Hard red spring wheat yields vary drastically within the region. Southern areas report slightly higher yields than the northern areas, as yields range from 15 to 60 bu./ac. Average to below-average quality is being reported; lower quality is due to elevated fusarium levels.

Significant progress was made with the oat harvest. Harvested oat acres are 30 to 90 per cent complete, with yields ranging from 30 to 120 bu./ac., with light test weight. Earlier-seeded oat fields seem to have suffered less damage from excess moisture throughout the year and managed an average to above-average yield. Later-seeded oat fields report lower yields with quality concerns of light test weights.

Canola producers suffered yield losses as a result of strong gusty winds throughout the week causing swaths to turn and pods to shatter. Canola harvest increased to 75 per cent complete with yields ranging from 30 to 45 bu./ac. in southern districts, while average yield expectations in northern regions range from 10 to 40 bu./ac. Canola quality was very good, with no concern of green seed reported.
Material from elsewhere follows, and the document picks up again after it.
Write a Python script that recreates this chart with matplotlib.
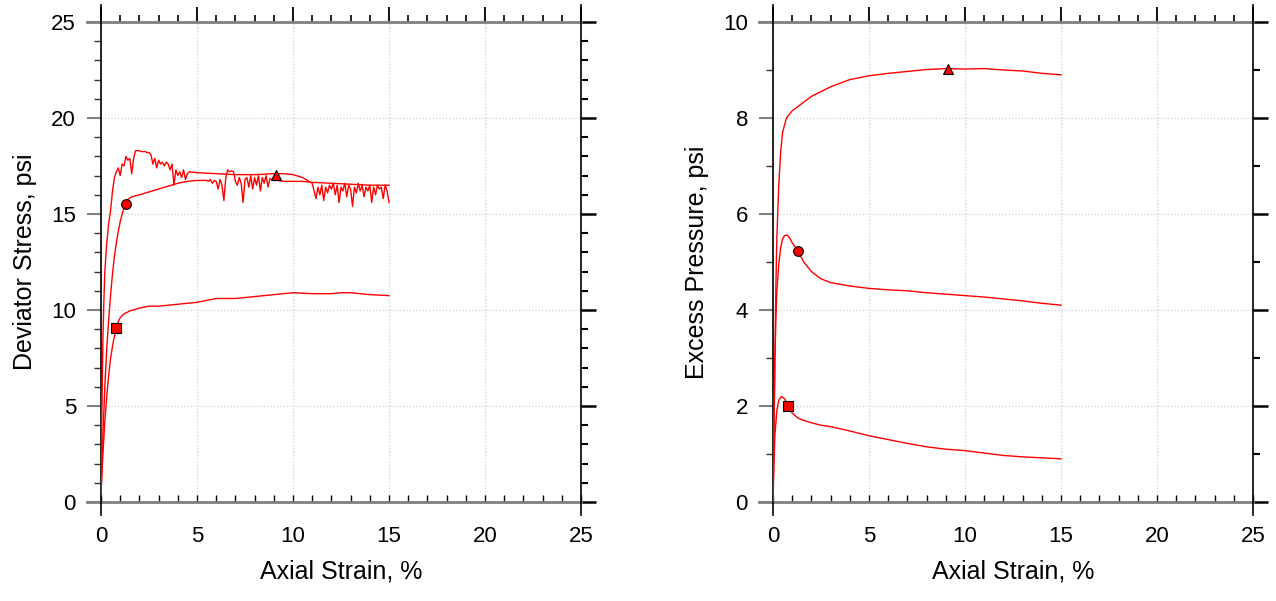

Soybeans continued to improve as seed filling continued. Green cloverworm was noticed earlier in the week causing significant defoliation in upper leaves, but no economic-threshold levels were reported. Sunflowers’ yield potential still varies greatly. The majority of flax is nearing maturity.

Winter wheat seeding got underway earlier in the week but a decrease in seeded acres may occur as a result of high fusarium levels harvested this fall. Wet conditions in some areas are causing winter wheat seeding delays.

Hayfield conditions ranged from poor to fair in northern areas to good in southern areas, with a third cut underway for many. Some producers in the north are still struggling to complete a first cut. Hay quality is still rated as below average; yields are reported as 50 to 85 per cent of normal.

Pastureland rated from good in southern districts to fair in the north.


Weather conditions have allowed harvest to advance, now ranging from 30 to 60 per cent complete. Yields vary significantly between areas and farms due to varying degrees of excess soil moisture during the growing season. Higher-elevated and well-drained areas are seeing better yields.

Spring wheat yields range between 10 and 45 bu./ac. Fusarium has led to many samples grading No. 3. Oat yields range between 40 and 100 bu./ ac. The harvest of canola crops has started and yields range between 12 and 45 bu./ac.

Field tillage has occurred on harvested fields. Planting of winter wheat crops has started on harvested canola fields.

Harvest progress on forages varied. Due to wetter conditions in western areas there was minor harvest progress in tame forage. Native hay crops are inaccessible. Forages were being harvested in the eastern areas, including first-cut and second-cut alfalfa-grass crops.